Hany Farid, a digital forensics and misinformation expert at the University of California, Berkeley, said that the images appear to have been generated by AI and that they are unlikely to reflect what the officer looks like.

“We have previously studied the application of AI to ‘enhance’ facial images,” he said. “Under considerably more favorable conditions than in this example of the masked ICE agent, AI enhancement/reconstruction is not consistently reliable.”

He continued: “In this situation where half of the face is obscured, AI (or any other technique) is not, in my opinion, able to accurately reconstruct the facial identity.”

Victim falsely identified in photos

CLAIM: Two photos of a blond woman with a small child show Good.

THE FACTS: False. The photos are of Renee Paquette, a former WWE wrestler, and her daughter.

One photo shows Paquette kneeling on the ground while her daughter hugs her. She posted it to Instagram on International Women’s Day in 2023, writing that “raising a strong, independent, free thinking, confident woman is my main objective.” The other photo shows Paquette kissing her daughter’s cheek as her daughter sticks out her tongue. It was posted in 2024, on her daughter’s third birthday.

Paquette commented on one of the posts misrepresenting her photos: “Wrong Renée. My condolences to her family.”

___

CLAIM: A photo of a woman with short, pale pink hair wearing a green sweater shows Good.

THE FACTS: False. The woman in the photo is not Good, it is Gabriela Szczepankiewicz. Photos of both women appeared in a 2020 Facebook post from Old Dominion University announcing the winners of a poetry prize.

Szczepankiewicz earned an honorable mention in the undergraduate category for that year’s Academy of American Poets Prize. Her photo, which is captioned with her name, is the first to appear in the Facebook post.

Good — who is identified as Renee Macklin in her photo — won the undergraduate category. Her photo appears third.

Photo of man with tattoo is not the officer involved in the shooting

CLAIM: An image of a man with a Nazi tattoo on his neck shows the ICE officer who shot Good.

THE FACTS: False. The image, which comes from a video posted to Instagram on Jan. 5 — two days before the shooting — is of a different man.

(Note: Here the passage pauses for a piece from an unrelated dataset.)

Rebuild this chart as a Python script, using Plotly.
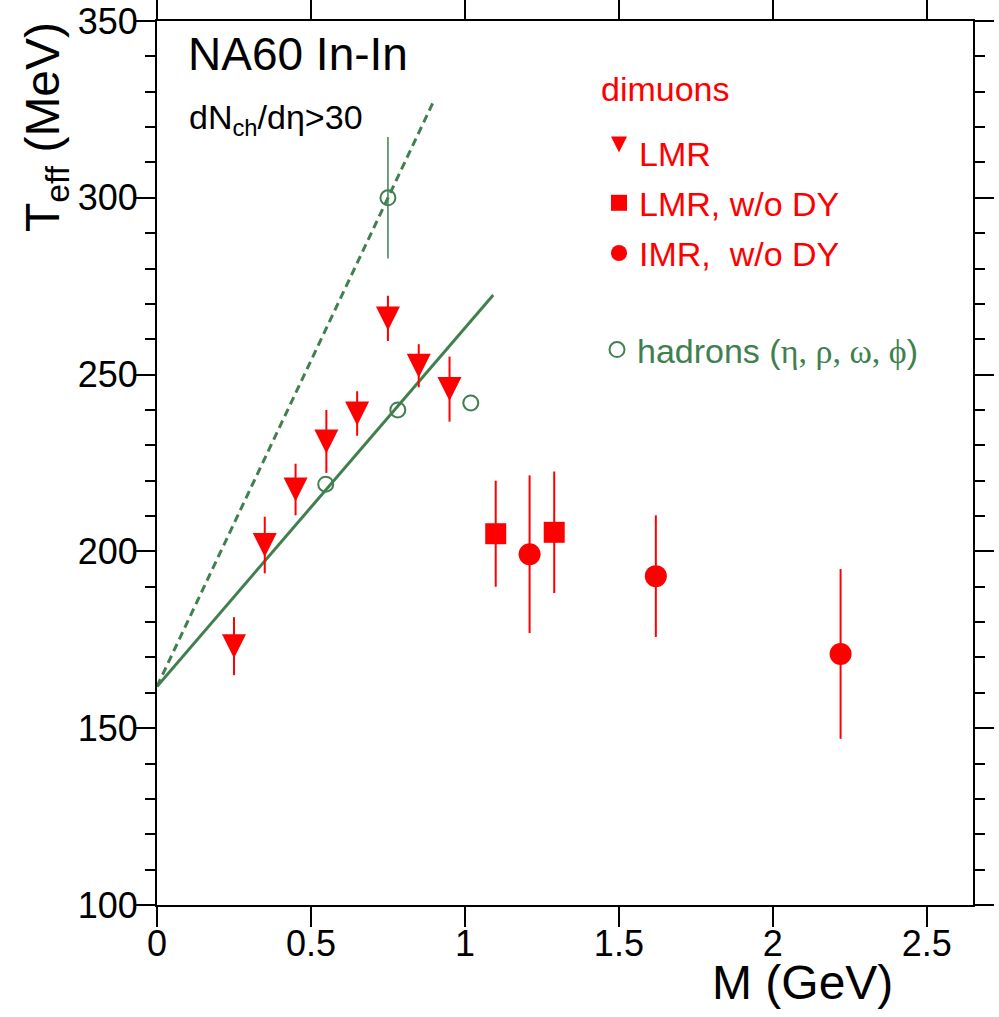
import plotly.graph_objects as go

# ---------------- data ----------------
# LMR dimuons (inverted triangles)
lmr_m = [0.25, 0.35, 0.45, 0.55, 0.65, 0.75, 0.85, 0.95]
lmr_t = [173.2, 201.8, 217.5, 231.1, 239.0, 265.9, 252.5, 245.9]
lmr_err = [8.2, 8.0, 7.3, 8.9, 6.3, 6.4, 6.1, 9.2]

# LMR w/o DY (squares)
lmrdy_m = [1.10, 1.29]
lmrdy_t = [205.0, 205.4]
lmrdy_err = [15.0, 17.2]

# IMR w/o DY (circles)
imr_m = [1.21, 1.62, 2.22]
imr_t = [199.2, 193.0, 171.0]
imr_err = [22.3, 17.2, 24.0]

# hadrons (eta, rho, omega, phi) - open circles
had_m = [0.548, 0.75, 0.782, 1.019]
had_t = [219.0, 300.0, 240.0, 242.0]
had_err = [0.0, 17.2, 0.0, 0.0]

# lines
fit_m = [0.0, 1.092]
fit_t = [161.8, 272.5]
dash_m = [0.0, 0.895]
dash_t = [161.8, 326.7]

# axis ranges / ticks
x_range = [0.0, 2.65]
y_range = [100.0, 350.0]

# ---------------- style ----------------
W, H = 999, 1017
ML, MR, MT, MB = 157, 26, 21, 112
PLOT_W = W - ML - MR
PLOT_H = H - MT - MB
RED = "#ff0000"
GREEN = "#40804f"
FONT = "Liberation Sans, Arial, Helvetica, sans-serif"

TRI_SIZE = 24
# the arrow-down symbol has its tip at the anchor: shift by half its height
tri_off = (TRI_SIZE / 2) * (y_range[1] - y_range[0]) / PLOT_H

fig = go.Figure()

# fit lines
fig.add_trace(go.Scatter(x=dash_m, y=dash_t, mode="lines",
                         line=dict(color=GREEN, width=3, dash="8px,5px"),
                         showlegend=False, hoverinfo="skip"))
fig.add_trace(go.Scatter(x=fit_m, y=fit_t, mode="lines",
                         line=dict(color=GREEN, width=3),
                         showlegend=False, hoverinfo="skip"))

# LMR error bars (main axis)
fig.add_trace(go.Scatter(x=lmr_m, y=lmr_t, mode="markers",
                         marker=dict(size=2, color=RED),
                         error_y=dict(type="data", array=lmr_err, visible=True,
                                      color=RED, thickness=2, width=0),
                         showlegend=False, hoverinfo="skip"))
# LMR triangles (offset axis so the triangle is centred on the value)
fig.add_trace(go.Scatter(x=lmr_m, y=lmr_t, mode="markers", yaxis="y2",
                         marker=dict(symbol="arrow-down", size=TRI_SIZE, color=RED,
                                     line=dict(width=0)),
                         name="LMR", legendgroup="g1"))

fig.add_trace(go.Scatter(x=lmrdy_m, y=lmrdy_t, mode="markers",
                         marker=dict(symbol="square", size=21, color=RED,
                                     line=dict(width=0)),
                         error_y=dict(type="data", array=lmrdy_err, visible=True,
                                      color=RED, thickness=2, width=0),
                         name="LMR, w/o DY", legendgroup="g2"))

fig.add_trace(go.Scatter(x=imr_m, y=imr_t, mode="markers",
                         marker=dict(symbol="circle", size=22, color=RED,
                                     line=dict(width=0)),
                         error_y=dict(type="data", array=imr_err, visible=True,
                                      color=RED, thickness=2, width=0),
                         name="IMR,\u00a0 w/o DY", legendgroup="g3"))

fig.add_trace(go.Scatter(x=had_m, y=had_t, mode="markers",
                         marker=dict(symbol="circle-open", size=15, color=GREEN,
                                     line=dict(width=2, color=GREEN)),
                         error_y=dict(type="data", array=had_err, visible=True,
                                      color=GREEN, thickness=1.5, width=0),
                         name=('hadrons (<span style="font-family:Liberation Serif,Times New Roman,serif">'
                               '\u03b7, \u03c1, \u03c9, \u03d5</span>)'),
                         legend="legend2"))

axis_common = dict(showgrid=False, zeroline=False, showline=True, linewidth=2,
                   linecolor="black", mirror="ticks", ticks="outside",
                   tickwidth=2, tickcolor="black", automargin=False,
                   tickfont=dict(family=FONT, size=36, color="black"))

fig.update_layout(
    width=W, height=H,
    margin=dict(l=ML, r=MR, t=MT, b=MB, pad=0, autoexpand=False),
    paper_bgcolor="white", plot_bgcolor="white",
    font=dict(family=FONT, color="black"),
    xaxis=dict(range=x_range, dtick=0.5, tick0=0, ticklen=20,
               ticklabelstandoff=-14, **axis_common),
    yaxis=dict(range=y_range, dtick=50, tick0=100, ticklen=19,
               ticklabelstandoff=-9,
               minor=dict(dtick=10, ticklen=10, tickwidth=2, tickcolor="black",
                          ticks="outside", showgrid=False),
               **axis_common),
    yaxis2=dict(overlaying="y", range=[y_range[0] + tri_off, y_range[1] + tri_off],
                autorange=False, visible=False, showgrid=False, zeroline=False,
                automargin=False),
    legend=dict(x=(599 - ML) / PLOT_W, y=(H - MB - 124) / PLOT_H,
                xanchor="left", yanchor="top", bgcolor="rgba(0,0,0,0)",
                font=dict(family=FONT, size=34, color=RED),
                traceorder="grouped", tracegroupgap=3, itemsizing="trace"),
    legend2=dict(x=(597 - ML) / PLOT_W, y=(H - MB - 321) / PLOT_H,
                 xanchor="left", yanchor="top", bgcolor="rgba(0,0,0,0)",
                 font=dict(family=FONT, size=34, color=GREEN),
                 itemsizing="trace"),
    showlegend=True,
)

fig.add_annotation(text="dimuons", xref="paper", yref="paper", x=0, y=1,
                   xanchor="left", yanchor="middle", xshift=601 - ML - 2, yshift=-(89 - MT),
                   showarrow=False, font=dict(family=FONT, size=34, color=RED))
fig.add_annotation(text="NA60 In-In", xref="paper", yref="paper", x=0, y=1,
                   xanchor="left", yanchor="middle", xshift=29, yshift=-33,
                   showarrow=False, font=dict(family=FONT, size=46, color="black"))
fig.add_annotation(text="dN<sub>ch</sub>/d\u03b7&gt;30", xref="paper", yref="paper", x=0, y=1,
                   xanchor="left", yanchor="middle", xshift=30, yshift=-98,
                   showarrow=False, font=dict(family=FONT, size=34, color="black"))
fig.add_annotation(text="T<sub>eff</sub> (MeV)", xref="paper", yref="paper", x=0, y=1,
                   xanchor="left", yanchor="top", xshift=-143, yshift=1, textangle=-90,
                   showarrow=False, font=dict(family=FONT, size=48, color="black"))
fig.add_annotation(text="M (GeV)", xref="paper", yref="paper", x=1, y=0,
                   xanchor="right", yanchor="middle", xshift=-78, yshift=-77,
                   showarrow=False, font=dict(family=FONT, size=48, color="black"))

fig.write_html("out.html")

Video of the shooting shows that the ICE officer involved does not have a tattoo in the same place as the man in the image spreading online.

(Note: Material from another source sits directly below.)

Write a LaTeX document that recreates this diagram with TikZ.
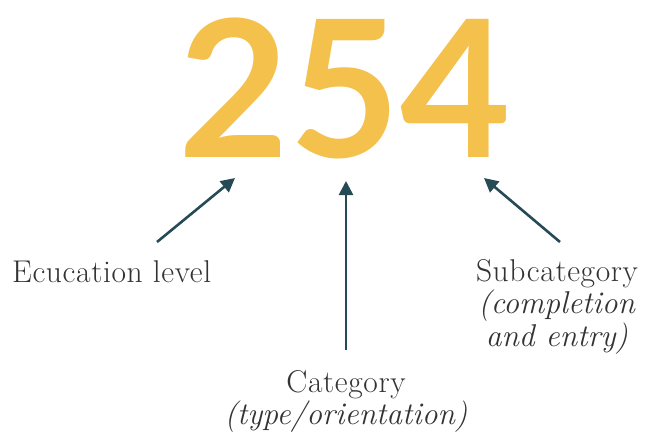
\documentclass[tikz,border=0pt]{standalone}
\usepackage{fontspec}
\setmainfont{Latin Modern Roman}[LetterSpace=2, ItalicFeatures={LetterSpace=0}]
\usetikzlibrary{arrows.meta}
\newfontfamily\digitfont{Lato Bold}
\definecolor{gold}{HTML}{F3C14C}
\definecolor{arrowcol}{HTML}{264A56}
\definecolor{txt}{HTML}{333333}
\begin{document}
\begin{tikzpicture}[x=1pt,y=-1pt,
  lbl/.style={font=\fontsize{31.5}{31.5}\selectfont, text=txt, inner sep=0pt, align=center},
  arr/.style={draw=arrowcol, line width=2.6pt, -{Triangle[length=14pt,width=14pt]}}]
\useasboundingbox (0,0) rectangle (646,434);
\node[font=\digitfont\fontsize{191}{191}\selectfont, text=gold, anchor=base, inner sep=0pt] (num) at (345,157) {254};
\node[lbl, anchor=base west] (edu) at (12,282) {Ecucation level};
\node[lbl, anchor=base] (sub) at (557,346) {Subcategory\\\textit{(completion}\\\textit{and entry)}};
\node[lbl, anchor=base] (cat) at (346,424) {Category\\\textit{(type/orientation)}};
\coordinate (s1) at (157,242); \coordinate (t1) at (235,178);
\coordinate (s2) at (346,350); \coordinate (t2) at (346,181);
\coordinate (s3) at (560,242); \coordinate (t3) at (484,178);
\draw[arr] (s1) -- (t1);
\draw[arr] (s2) -- (t2);
\draw[arr] (s3) -- (t3);
\end{tikzpicture}
\end{document}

In the Instagram video, a man behind the camera confronts the man with the tattoo outside of a restaurant on Lyndale Avenue South in Minneapolis. The tattoo is visible in the first few seconds of the video. It consists of two black lightning bolts that resemble the SS bolts symbol, which was used by the Nazi guard, and appears on the right side of the man’s neck, directly behind his earlobe.

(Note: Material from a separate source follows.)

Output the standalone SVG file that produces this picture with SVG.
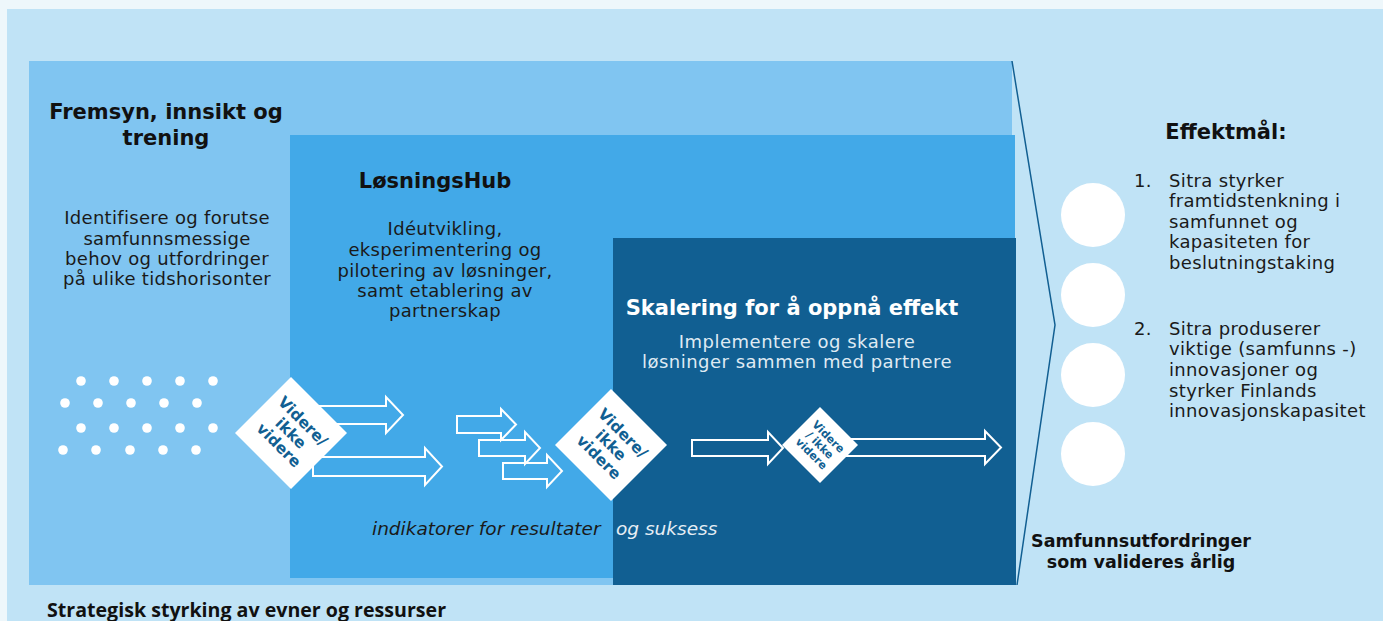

The tattooed man says he “had this done years ago” and that he “ain’t had no time to change it” as he walks away.

In footage from the shooting, the ICE officer who shot Good is seen walking down the street about one minute in with a mask covering the bottom half of his face. He does not have a tattoo behind his right earlobe. In addition, his earlobe is shaped differently than that of the man in the Instagram video.

Video does not show Florida governor discussing the shooting

CLAIM: A video shows Florida Gov. Ron DeSantis defending Good.

THE FACTS: False. The video is from an interview DeSantis did in June on “The Rubin Report,” an online political talk show, amid protests that month over President Donald Trump’s deployment of National Guard troops and Marines to Los Angeles.

“And we also have a policy that if you’re driving on one of those streets and a mob comes and surrounds your vehicle and threatens you, you have a right to flee for your safety,” DeSantis, a Republican, says in the clip spreading online. “And so if you drive off and you hit one of these people, that’s their fault for impinging on you. You don’t have to sit there and just be a sitting duck and let the mob grab you out of your car and drag you through the streets. You have a right to defend yourself in Florida.”

DeSantis was not referring to Good. He was answering a question about Florida’s policies on protests that block roads.